Enfin, le calme ayant été à peu près rétabli, la conférence fut reprise. « Nous ferons un arrangement pour Abd-el-Kader, dit le kaïd ; nous nous consulterons pour qu’il quitte la frontière, pour qu’il aille au-delà de Fez, s’il le faut ; mais vous reconnaîtrez que la limite entre les deux états de Maroc et d’Algérie sera fixée par la Tafna. » El-Ghennaouï avait à peine prononcé le dernier mot que le général se récria : « Était-ce la Tafna qui faisait frontière au temps des Turcs ? — Du temps des Turcs, répliqua le kaïd, peu importait que des musulmans fussent entremêlés ; mais avec vous, chrétiens, la séparation que j’indique est nécessaire. » Et comme le général lui répétait que sa prétention était inadmissible : « Eh bien ! il n’y a rien de fait, ajouta-t-il. Si le refus est maintenu, je suis pressé, il faut nous retirer. — Mais alors, reprit Bedeau, si l’entrevue se rompt sans qu’aucune garantie nous soit donnée contre le retour des actes dont nous avons à nous plaindre, c’est donc la guerre ? — C’est la guerre, » répondit le kaïd.

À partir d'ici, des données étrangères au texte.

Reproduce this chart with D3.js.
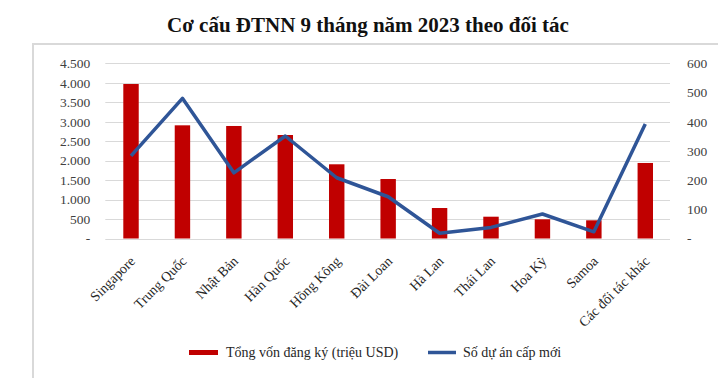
<!DOCTYPE html>
<meta charset="utf-8">
<style>
body { margin: 0; background: #fff; }
svg text { font-family: "Liberation Serif", "DejaVu Serif", serif !important; }
.tick text { fill: #404040; font-size: 13.5px; }
</style>
<svg width="718" height="378"></svg>
<script src="https://d3js.org/d3.v7.min.js"></script>
<script>

// data
var partners = ["Singapore", "Trung Quốc", "Nhật Bản", "Hàn Quốc", "Hồng Kông", "Đài Loan",
                "Hà Lan", "Thái Lan", "Hoa Kỳ", "Samoa", "Các đối tác khác"];
var capital = [3968, 2907, 2890, 2658, 1906, 1528, 783, 560, 493, 467, 1940];   // triệu USD
var projects = [283, 480, 225, 351, 208, 143, 18, 38, 84, 23, 392];
var leftTicks = [0, 500, 1000, 1500, 2000, 2500, 3000, 3500, 4000, 4500];
var rightTicks = [0, 100, 200, 300, 400, 500, 600];

var serif = "'Liberation Serif', 'DejaVu Serif', serif";
var svg = d3.select("svg");

var x0 = 105.3, x1 = 671, yTop = 63.3, yBot = 238.5;

var x = d3.scaleBand().domain(partners).range([x0, x1]).paddingInner(0.7).paddingOuter(0.35),
    xc = d3.scalePoint().domain(partners).range([x0, x1]).padding(0.5),
    y = d3.scaleLinear().domain([0, 4500]).range([yBot, yTop]),
    y2 = d3.scaleLinear().domain([0, 600]).range([yBot, yTop]);

// frame
svg.append("rect")
    .attr("x", 33).attr("y", 44)
    .attr("width", 700).attr("height", 350)
    .attr("fill", "#fff")
    .attr("stroke", "#d9d9d9")
    .attr("stroke-width", 2);

// title
svg.append("text")
    .attr("x", 368).attr("y", 32)
    .attr("text-anchor", "middle")
    .attr("font-family", serif)
    .attr("font-weight", "bold")
    .attr("font-size", "21px")
    .attr("fill", "#111")
    .text("Cơ cấu ĐTNN 9 tháng năm 2023 theo đối tác");

var fmt = function(d) { return d === 0 ? "-" : d3.format(",")(d).replace(/,/g, "."); };

// grid
svg.append("g")
    .selectAll("line")
    .data(leftTicks)
    .join("line")
      .attr("x1", x0).attr("x2", x1 - 1)
      .attr("y1", function(d) { return Math.round(y(d)) + 0.5; })
      .attr("y2", function(d) { return Math.round(y(d)) + 0.5; })
      .attr("stroke", "#d9d9d9")
      .attr("stroke-width", 1.2);

var yAxis = svg.append("g")
    .attr("transform", "translate(" + (x0 - 15) + ",0)")
    .call(d3.axisLeft(y).tickValues(leftTicks).tickFormat(fmt).tickSize(0).tickPadding(0));
yAxis.attr("font-family", serif).select(".domain").remove();

var yAxis2 = svg.append("g")
    .attr("transform", "translate(" + (x1 + 16) + ",0)")
    .call(d3.axisRight(y2).tickValues(rightTicks).tickFormat(fmt).tickSize(0).tickPadding(0));
yAxis2.attr("font-family", serif).select(".domain").remove();

// bars
svg.append("g")
    .selectAll("rect")
    .data(partners)
    .join("rect")
      .attr("x", function(d) { return x(d); })
      .attr("y", function(d, i) { return y(capital[i]); })
      .attr("width", x.bandwidth())
      .attr("height", function(d, i) { return yBot - y(capital[i]); })
      .attr("fill", "#c00000");

// line
var line = d3.line()
    .x(function(d) { return xc(d.p); })
    .y(function(d) { return y2(d.v); });

svg.append("path")
    .datum(partners.map(function(p, i) { return {p: p, v: projects[i]}; }))
    .attr("d", line)
    .attr("fill", "none")
    .attr("stroke", "#2f5597")
    .attr("stroke-width", 3.5)
    .attr("stroke-linejoin", "round");

// category labels
svg.append("g")
    .attr("font-family", serif)
    .selectAll("text")
    .data(partners)
    .join("text")
      .attr("transform", function(d) { return "translate(" + (xc(d) + 5) + ",262) rotate(-45)"; })
      .attr("text-anchor", "end")
      .attr("font-size", "14px")
      .attr("fill", "#262626")
      .text(function(d) { return d; });

// legend
var lg = svg.append("g").attr("font-family", serif).attr("font-size", "14px").attr("fill", "#262626");
lg.append("rect")
    .attr("x", 189).attr("y", 350).attr("width", 29).attr("height", 5)
    .attr("fill", "#c00000");
lg.append("text").attr("x", 226).attr("y", 357).text("Tổng vốn đăng ký (triệu  USD)");
lg.append("line")
    .attr("x1", 428).attr("x2", 456).attr("y1", 352.5).attr("y2", 352.5)
    .attr("stroke", "#2f5597").attr("stroke-width", 3.5);
lg.append("text").attr("x", 463).attr("y", 357).text("Số dự án cấp mới");

</script>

Le général, sa suite et le commandant de Martimprey, qui les attendait au passage, se retirèrent sans hâte ; les balles marocaines sifflaient à leurs oreilles. Quand ils eurent rejoint les troupes, La Moricière donna l’ordre de retourner au camp ; mais le maréchal, averti, accourait avec quatre bataillons. A peine arrivé sur le terrain, il commanda : a Halte ! Face en arrière ! » fit former ses huit bataillons en échelons sur le centre, plaça la cavalerie dans l’angle, prête à déboucher sur les cavaliers marocains qui suivaient en tiraillant l’arrière-garde. En voyant la retraite changée en offensive, les Marocains essayèrent d’éviter la rencontre ; mais une charge vivement menée par le colonel Jusuf et le commandant Walsin Esterhazy les atteignit au passage de la Mouila. Cavaliers et fantassins sabrés laissèrent plus de 300 morts sur la place ; près du gué, les spahis élevèrent une pyramide de 150 têtes. Le soir venu, les troupes reprirent leur bivouac.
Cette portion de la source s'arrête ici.